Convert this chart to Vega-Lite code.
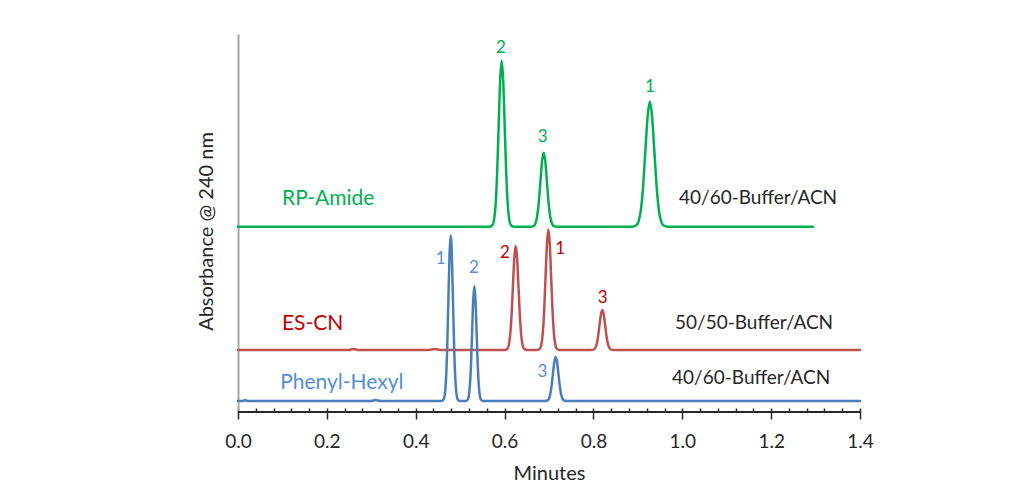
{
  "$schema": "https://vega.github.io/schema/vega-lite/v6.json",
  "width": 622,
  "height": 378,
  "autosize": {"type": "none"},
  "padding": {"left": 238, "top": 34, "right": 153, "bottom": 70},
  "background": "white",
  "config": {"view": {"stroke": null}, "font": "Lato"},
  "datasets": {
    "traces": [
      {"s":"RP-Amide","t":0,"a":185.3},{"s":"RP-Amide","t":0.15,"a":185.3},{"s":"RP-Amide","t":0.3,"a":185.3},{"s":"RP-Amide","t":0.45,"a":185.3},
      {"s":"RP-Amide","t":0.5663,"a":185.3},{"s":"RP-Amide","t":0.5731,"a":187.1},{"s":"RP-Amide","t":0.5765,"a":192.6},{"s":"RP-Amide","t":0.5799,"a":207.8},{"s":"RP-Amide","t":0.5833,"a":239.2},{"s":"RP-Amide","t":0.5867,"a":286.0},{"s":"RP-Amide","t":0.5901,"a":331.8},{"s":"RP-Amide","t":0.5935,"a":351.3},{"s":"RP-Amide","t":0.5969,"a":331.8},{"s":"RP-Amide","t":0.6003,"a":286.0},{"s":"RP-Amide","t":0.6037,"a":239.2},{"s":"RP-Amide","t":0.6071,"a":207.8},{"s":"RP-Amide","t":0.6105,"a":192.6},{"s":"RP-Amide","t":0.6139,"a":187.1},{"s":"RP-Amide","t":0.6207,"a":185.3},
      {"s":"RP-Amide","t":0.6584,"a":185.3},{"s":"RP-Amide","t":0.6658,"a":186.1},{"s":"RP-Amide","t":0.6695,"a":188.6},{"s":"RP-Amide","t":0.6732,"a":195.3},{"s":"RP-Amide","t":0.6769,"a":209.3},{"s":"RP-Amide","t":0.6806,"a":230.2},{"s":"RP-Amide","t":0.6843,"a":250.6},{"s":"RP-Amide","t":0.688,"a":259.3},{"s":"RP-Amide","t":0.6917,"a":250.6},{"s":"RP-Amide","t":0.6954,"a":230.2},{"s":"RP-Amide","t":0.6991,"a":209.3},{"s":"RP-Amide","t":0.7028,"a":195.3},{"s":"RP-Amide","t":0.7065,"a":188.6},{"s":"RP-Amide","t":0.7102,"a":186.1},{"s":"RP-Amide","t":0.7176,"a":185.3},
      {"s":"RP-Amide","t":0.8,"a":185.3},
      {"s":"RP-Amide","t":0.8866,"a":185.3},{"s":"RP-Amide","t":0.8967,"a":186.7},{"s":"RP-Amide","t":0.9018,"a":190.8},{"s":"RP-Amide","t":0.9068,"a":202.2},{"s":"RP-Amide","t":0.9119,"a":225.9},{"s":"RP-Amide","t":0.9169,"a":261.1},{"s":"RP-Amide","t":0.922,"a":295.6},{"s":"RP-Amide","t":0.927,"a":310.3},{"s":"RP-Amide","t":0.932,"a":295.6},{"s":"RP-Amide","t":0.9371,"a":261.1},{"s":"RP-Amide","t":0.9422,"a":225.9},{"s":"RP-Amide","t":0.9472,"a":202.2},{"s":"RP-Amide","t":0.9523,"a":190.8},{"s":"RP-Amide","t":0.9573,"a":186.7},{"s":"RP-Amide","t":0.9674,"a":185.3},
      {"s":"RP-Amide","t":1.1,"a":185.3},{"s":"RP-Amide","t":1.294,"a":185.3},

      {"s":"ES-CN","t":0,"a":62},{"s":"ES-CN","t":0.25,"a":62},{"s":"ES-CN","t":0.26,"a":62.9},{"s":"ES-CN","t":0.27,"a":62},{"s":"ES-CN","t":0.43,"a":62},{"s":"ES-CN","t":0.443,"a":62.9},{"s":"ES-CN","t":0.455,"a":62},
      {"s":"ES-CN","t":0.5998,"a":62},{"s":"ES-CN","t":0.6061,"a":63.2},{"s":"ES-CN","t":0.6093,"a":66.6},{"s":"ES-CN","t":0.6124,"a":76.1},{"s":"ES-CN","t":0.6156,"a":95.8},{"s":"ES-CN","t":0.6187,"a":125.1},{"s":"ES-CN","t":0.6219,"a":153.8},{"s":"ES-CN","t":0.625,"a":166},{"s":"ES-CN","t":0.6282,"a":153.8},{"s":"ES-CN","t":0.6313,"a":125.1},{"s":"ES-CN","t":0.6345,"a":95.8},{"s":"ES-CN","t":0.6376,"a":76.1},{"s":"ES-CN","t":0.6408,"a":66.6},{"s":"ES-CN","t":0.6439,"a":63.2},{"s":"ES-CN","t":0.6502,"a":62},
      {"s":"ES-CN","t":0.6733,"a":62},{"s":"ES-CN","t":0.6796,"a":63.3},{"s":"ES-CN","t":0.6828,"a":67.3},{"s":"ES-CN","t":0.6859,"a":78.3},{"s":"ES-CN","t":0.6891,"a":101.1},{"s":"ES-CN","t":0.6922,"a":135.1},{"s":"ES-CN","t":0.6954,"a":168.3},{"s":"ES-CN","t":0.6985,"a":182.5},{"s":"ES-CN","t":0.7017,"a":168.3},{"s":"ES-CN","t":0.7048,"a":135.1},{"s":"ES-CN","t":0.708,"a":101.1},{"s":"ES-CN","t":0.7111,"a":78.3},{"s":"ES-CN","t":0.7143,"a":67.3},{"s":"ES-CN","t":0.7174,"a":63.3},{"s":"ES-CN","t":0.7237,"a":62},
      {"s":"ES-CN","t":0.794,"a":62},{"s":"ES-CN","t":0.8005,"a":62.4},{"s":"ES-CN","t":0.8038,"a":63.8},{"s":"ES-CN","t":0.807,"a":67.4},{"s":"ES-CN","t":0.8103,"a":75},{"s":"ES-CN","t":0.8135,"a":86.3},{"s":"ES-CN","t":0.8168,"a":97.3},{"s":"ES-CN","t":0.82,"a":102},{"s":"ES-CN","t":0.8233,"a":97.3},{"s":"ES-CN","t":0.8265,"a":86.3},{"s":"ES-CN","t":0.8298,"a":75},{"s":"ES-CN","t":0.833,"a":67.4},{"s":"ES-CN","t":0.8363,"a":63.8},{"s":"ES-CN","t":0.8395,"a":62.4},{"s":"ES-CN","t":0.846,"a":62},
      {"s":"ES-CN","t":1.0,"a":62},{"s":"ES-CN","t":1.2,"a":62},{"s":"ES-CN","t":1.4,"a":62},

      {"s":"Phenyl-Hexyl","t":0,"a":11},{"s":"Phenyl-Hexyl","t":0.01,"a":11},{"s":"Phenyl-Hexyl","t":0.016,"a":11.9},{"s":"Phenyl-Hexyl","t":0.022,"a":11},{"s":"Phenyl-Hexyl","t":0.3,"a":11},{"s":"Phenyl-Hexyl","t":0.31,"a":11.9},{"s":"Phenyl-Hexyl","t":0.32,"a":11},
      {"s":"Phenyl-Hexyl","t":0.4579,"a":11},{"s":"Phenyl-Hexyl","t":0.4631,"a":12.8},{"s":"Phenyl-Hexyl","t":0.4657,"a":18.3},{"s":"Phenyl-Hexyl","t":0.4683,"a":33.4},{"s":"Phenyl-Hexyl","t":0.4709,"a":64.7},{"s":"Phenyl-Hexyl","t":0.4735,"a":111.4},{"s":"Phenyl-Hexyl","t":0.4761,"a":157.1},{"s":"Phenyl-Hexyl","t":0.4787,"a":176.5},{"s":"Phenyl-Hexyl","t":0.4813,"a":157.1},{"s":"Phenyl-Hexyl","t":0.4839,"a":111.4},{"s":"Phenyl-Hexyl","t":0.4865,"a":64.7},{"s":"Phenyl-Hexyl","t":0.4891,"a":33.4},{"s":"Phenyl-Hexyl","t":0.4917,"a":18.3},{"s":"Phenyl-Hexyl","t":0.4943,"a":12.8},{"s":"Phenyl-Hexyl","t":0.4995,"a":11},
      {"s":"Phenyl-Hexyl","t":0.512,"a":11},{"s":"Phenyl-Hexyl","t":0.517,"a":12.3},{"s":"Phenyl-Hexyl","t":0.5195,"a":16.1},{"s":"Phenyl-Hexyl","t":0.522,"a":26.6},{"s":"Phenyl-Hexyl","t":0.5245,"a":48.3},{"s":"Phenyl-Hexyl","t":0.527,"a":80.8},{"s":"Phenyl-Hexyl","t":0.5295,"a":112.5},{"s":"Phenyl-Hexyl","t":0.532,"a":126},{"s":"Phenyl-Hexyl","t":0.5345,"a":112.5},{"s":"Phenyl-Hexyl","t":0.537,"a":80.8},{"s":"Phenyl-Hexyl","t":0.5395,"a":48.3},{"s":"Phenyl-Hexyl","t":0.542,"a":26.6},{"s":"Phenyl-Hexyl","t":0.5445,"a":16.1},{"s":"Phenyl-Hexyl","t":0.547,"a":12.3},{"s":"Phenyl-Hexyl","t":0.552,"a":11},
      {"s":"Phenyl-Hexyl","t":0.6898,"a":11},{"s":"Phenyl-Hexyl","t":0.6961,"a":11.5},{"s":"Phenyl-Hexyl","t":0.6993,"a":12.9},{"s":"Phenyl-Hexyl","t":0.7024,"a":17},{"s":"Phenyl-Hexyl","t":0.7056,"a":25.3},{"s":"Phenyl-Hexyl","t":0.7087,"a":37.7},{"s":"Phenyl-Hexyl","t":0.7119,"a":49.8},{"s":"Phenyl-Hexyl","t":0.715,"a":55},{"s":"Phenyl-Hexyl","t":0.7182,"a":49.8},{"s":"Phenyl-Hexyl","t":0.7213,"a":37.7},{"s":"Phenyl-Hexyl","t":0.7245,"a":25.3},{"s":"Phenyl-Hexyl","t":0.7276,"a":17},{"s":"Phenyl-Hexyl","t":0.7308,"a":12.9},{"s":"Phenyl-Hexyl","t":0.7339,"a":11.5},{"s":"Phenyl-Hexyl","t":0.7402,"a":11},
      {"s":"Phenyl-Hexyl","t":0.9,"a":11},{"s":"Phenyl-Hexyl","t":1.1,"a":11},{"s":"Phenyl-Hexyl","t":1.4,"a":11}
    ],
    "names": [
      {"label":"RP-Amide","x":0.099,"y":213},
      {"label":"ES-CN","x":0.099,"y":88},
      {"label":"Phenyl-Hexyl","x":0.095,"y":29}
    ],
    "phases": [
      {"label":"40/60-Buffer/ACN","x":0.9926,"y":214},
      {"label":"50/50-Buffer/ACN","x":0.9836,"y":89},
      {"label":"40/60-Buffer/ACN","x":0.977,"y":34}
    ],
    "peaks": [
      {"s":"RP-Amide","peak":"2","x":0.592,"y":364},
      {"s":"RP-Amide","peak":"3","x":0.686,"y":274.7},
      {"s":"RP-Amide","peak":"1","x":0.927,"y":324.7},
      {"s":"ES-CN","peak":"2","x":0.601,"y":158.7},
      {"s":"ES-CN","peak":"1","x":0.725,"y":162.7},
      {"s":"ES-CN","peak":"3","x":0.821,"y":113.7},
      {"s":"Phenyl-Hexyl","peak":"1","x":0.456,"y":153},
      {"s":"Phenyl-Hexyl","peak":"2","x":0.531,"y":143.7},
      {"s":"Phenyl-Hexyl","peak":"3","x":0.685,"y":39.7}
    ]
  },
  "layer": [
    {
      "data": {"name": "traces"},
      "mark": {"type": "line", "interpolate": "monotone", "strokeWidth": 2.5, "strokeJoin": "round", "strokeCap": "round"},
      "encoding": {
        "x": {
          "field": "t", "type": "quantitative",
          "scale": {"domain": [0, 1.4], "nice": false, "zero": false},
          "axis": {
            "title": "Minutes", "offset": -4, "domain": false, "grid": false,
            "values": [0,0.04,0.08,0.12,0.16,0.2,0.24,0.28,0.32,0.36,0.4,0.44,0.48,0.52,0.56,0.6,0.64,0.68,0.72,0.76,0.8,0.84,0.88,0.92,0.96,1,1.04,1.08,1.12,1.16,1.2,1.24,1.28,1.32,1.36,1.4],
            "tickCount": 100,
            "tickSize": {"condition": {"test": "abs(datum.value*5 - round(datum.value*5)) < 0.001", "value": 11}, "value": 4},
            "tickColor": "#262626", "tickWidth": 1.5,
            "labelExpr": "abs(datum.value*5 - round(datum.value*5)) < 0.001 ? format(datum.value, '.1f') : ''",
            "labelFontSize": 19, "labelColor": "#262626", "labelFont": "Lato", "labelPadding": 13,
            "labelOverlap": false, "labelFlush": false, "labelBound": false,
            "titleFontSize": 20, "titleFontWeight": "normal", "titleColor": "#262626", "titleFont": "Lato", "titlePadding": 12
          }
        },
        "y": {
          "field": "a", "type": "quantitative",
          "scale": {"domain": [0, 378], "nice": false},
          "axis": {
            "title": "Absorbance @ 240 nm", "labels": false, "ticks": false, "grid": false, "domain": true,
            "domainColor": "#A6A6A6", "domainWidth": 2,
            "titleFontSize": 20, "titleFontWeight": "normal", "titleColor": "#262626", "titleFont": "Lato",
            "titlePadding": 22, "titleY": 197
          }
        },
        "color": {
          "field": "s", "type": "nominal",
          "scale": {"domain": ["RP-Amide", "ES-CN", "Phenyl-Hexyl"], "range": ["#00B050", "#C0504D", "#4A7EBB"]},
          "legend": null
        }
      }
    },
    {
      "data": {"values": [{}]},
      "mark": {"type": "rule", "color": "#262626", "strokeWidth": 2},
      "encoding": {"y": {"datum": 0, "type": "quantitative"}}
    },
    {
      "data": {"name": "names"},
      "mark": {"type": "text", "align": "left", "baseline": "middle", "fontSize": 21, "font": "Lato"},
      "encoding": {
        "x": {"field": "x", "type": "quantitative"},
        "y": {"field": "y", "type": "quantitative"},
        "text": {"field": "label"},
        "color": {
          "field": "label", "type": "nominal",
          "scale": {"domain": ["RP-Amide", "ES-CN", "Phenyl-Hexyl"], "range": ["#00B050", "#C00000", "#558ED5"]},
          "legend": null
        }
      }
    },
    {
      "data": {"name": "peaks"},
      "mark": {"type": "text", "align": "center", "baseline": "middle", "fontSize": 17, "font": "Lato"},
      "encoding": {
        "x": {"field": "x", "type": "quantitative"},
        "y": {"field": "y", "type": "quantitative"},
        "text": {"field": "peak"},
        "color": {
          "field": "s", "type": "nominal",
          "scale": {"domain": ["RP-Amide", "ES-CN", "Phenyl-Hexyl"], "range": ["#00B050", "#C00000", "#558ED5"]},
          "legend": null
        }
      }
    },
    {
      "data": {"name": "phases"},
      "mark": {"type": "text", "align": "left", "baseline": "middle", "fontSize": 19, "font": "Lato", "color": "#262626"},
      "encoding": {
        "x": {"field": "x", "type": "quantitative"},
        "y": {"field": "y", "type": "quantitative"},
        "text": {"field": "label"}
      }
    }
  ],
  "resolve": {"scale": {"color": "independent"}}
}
...
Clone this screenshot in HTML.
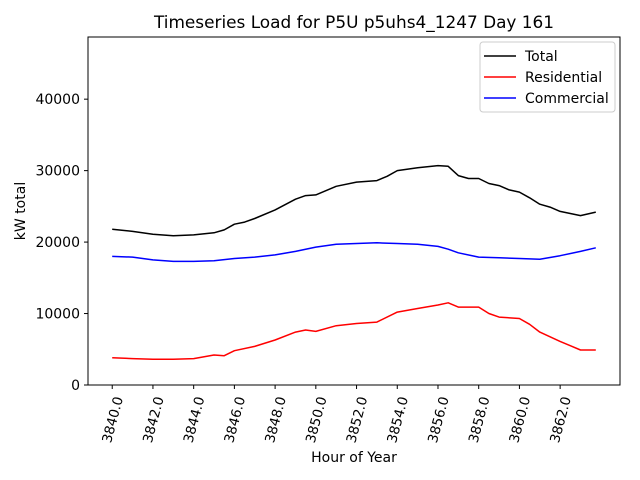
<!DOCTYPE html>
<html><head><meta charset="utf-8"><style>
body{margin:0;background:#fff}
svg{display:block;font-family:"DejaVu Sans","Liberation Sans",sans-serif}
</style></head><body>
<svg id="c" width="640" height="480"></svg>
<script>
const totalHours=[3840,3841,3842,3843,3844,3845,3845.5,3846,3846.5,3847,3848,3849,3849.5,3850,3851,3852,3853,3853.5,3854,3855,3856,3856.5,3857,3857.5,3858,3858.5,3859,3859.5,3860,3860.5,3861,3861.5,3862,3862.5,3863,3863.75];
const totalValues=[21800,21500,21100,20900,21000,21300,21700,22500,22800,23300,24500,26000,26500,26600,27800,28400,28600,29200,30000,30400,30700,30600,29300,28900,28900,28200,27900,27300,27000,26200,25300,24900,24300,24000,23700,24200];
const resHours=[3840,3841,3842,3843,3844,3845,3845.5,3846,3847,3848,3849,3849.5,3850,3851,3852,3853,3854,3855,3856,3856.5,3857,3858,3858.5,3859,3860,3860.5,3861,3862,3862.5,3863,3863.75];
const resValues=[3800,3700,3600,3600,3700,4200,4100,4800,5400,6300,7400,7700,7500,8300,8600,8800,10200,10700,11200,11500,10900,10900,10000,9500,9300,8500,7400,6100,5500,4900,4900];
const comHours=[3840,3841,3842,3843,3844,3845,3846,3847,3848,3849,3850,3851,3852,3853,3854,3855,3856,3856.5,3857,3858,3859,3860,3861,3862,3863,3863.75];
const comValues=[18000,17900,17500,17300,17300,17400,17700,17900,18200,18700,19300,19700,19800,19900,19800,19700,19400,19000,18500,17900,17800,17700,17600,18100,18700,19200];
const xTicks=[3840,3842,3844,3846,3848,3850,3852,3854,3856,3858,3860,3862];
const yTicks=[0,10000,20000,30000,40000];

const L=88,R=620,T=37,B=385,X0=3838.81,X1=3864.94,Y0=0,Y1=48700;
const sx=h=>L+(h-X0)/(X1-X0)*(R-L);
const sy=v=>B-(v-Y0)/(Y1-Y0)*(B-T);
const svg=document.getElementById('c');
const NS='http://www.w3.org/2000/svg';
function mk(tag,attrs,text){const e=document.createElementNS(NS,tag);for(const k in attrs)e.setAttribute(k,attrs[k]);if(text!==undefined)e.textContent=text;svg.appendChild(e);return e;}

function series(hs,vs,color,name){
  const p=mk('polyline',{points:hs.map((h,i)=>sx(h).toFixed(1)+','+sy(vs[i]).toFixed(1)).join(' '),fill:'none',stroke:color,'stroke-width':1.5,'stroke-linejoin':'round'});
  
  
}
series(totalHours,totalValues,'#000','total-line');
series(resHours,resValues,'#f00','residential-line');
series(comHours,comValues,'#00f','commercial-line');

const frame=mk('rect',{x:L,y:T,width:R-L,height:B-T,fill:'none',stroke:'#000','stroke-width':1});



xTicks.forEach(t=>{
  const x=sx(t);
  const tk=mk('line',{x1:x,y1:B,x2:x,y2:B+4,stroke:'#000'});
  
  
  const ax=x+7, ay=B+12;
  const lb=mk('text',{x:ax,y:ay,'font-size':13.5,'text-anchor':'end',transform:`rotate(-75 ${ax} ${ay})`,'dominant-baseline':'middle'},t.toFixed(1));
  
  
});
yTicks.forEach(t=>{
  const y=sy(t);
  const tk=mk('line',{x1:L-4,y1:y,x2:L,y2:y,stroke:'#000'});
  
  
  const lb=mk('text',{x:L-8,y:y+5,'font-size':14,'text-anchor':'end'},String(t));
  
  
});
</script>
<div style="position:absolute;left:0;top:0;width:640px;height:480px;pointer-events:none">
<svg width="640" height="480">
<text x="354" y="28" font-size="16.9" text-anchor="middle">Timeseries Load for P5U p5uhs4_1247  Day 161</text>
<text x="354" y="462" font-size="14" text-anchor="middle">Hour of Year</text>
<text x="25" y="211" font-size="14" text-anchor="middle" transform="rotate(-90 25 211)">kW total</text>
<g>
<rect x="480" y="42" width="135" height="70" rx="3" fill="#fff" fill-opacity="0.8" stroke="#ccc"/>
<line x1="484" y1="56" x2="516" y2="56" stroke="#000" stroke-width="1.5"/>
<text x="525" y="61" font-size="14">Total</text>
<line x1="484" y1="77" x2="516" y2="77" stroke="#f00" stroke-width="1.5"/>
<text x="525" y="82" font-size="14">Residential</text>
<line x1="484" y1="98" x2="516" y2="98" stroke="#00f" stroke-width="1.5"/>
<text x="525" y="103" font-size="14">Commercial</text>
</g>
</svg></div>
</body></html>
==
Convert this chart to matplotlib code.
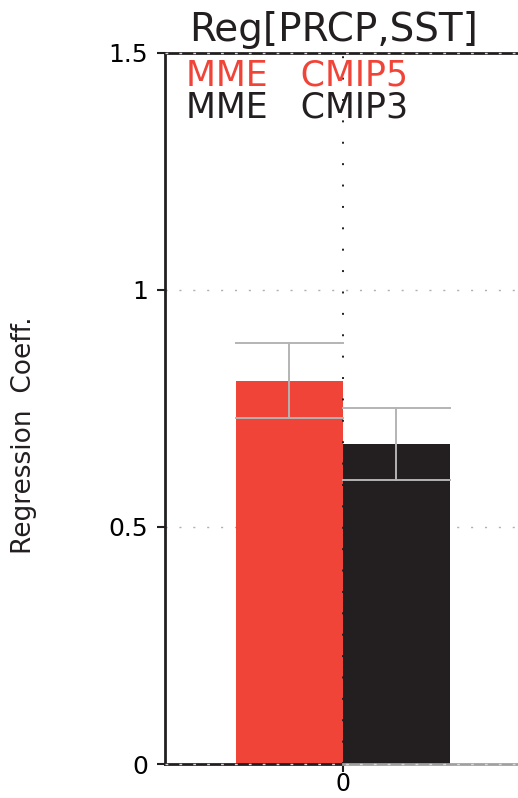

== Work to be completed ==
Scan the entries above. Copy each line that has the string "chart".

== Result of the exercise ==
Convert this chart to Vega-Lite code.
Convert this chart to matplotlib code.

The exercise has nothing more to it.